Deus ad intra - Deus ad extra

On the Beautiful Heresy board a week or so ago...a new member posted the following in her intro....

Many proponents of the doctrine of eternal hell argue that it is just part of God's nature that we don't understand. But there's this principle in theology called Deus ad intra/Deus ad extra that says that how God reveals himself to us does not contradict his inner nature, even if it is not fully known to us. Saying that a loving God would torment people forever is like saying that an all-powerful God can make is just absurd. God has revealed through creation that he is a God of order, and he has revealed through the Incarnate Christ that he is a God of unconditional love and infinite grace.
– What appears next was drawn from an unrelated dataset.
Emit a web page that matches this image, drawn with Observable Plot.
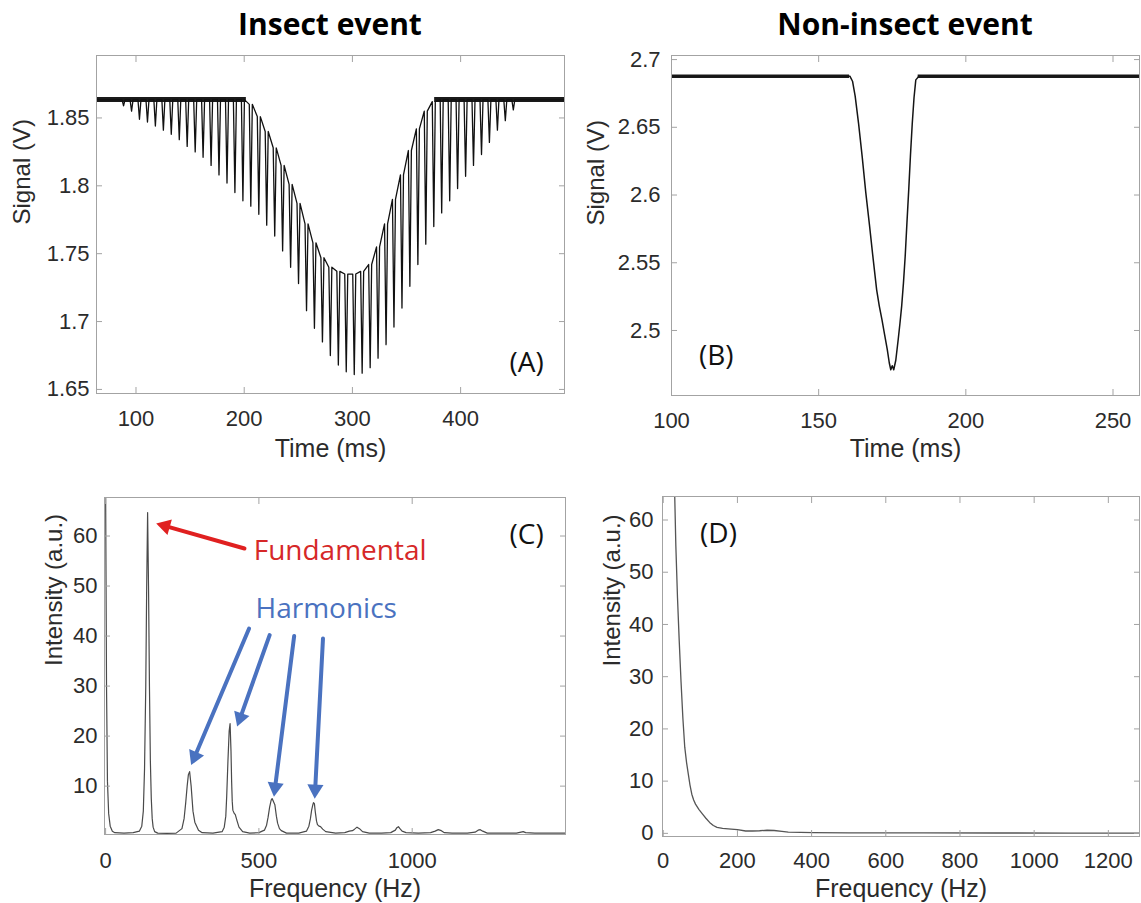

Although I didn't know there was a specific theological term for it, I knew by intuition that God would not violate his character and nature displayed for all the world to see in the "Incarnate Christ." Always have. Well, at least since I became a Christian. Hell never made much sense to me because it seemed to so contradict the character and nature of God. (not to mention the fact that it is so incredibly unfair) Being a new and ignorant Christian, I knew that scripture declared it to be so (or so I thought) but in my heart, I knew better. The OT atrocities many consider orchestrated, ordered and ordained by God also totally contradict the image of the invisible God we see in Jesus. The bloody OT Sacrificial system, believed to be initiated by God as a "type and shadow" of the bigger, better sacrifice he intends to feed into the sacrificial machine with Jesus....also violates the character and nature we see so perfectly demonstrated in the image of the invisible God we see in Jesus. It reminds me of the old can't get blood out of a turnip. God is light and in him there is no darkness at all. No matter how those who believe the aforementioned heinous doctrines try to twist scripture to say prove that there is.